What needs to be done: Compute the number of lines that include the string "this", then output that number and nothing else.

Record excerpts:
※ ※ ※

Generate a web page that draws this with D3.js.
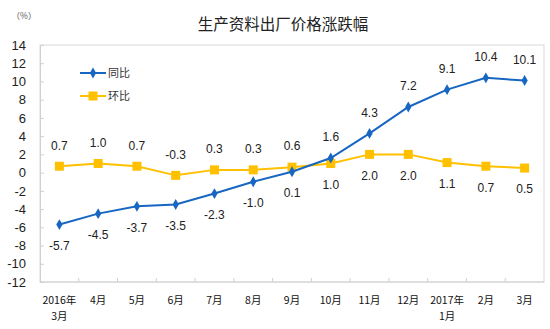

※ ※ ※

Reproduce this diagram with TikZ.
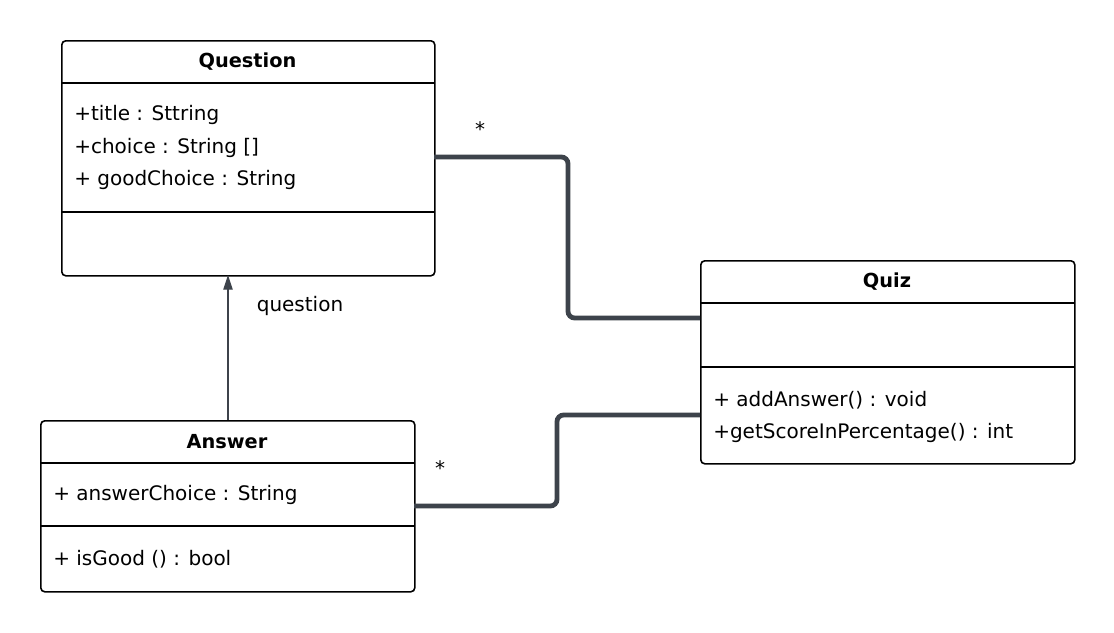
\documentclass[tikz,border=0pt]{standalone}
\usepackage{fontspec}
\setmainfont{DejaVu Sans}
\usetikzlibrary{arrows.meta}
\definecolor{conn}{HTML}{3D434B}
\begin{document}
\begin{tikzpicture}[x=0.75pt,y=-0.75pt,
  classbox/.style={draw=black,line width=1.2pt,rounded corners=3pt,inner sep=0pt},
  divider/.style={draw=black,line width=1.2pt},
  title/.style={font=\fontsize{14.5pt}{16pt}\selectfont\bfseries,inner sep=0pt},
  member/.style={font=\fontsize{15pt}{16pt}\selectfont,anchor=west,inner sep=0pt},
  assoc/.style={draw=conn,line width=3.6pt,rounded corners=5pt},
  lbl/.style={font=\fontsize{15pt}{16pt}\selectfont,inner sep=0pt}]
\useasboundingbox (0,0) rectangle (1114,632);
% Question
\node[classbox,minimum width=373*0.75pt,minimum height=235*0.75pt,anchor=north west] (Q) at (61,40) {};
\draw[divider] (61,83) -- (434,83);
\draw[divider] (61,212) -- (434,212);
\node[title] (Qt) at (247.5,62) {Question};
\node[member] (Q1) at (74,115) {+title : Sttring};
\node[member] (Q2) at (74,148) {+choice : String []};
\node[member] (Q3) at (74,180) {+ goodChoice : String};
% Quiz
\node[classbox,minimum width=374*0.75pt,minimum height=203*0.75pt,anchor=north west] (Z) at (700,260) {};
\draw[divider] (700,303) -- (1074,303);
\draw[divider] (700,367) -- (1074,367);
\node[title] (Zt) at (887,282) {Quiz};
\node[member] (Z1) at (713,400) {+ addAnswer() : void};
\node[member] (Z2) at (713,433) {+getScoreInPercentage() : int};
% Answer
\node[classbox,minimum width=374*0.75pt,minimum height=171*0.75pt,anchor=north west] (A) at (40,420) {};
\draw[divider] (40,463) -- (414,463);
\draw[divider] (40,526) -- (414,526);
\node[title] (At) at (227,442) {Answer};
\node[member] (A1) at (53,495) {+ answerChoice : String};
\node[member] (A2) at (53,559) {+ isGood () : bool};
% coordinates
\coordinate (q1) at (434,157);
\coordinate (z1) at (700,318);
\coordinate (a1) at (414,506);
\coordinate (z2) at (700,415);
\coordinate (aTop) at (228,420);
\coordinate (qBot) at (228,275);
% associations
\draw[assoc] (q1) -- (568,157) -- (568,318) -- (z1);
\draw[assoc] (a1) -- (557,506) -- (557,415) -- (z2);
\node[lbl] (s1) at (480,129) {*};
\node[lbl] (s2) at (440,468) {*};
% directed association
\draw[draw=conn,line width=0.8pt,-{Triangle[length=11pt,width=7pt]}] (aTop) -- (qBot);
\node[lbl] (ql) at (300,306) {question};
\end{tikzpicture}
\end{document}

※ ※ ※

Solution: 2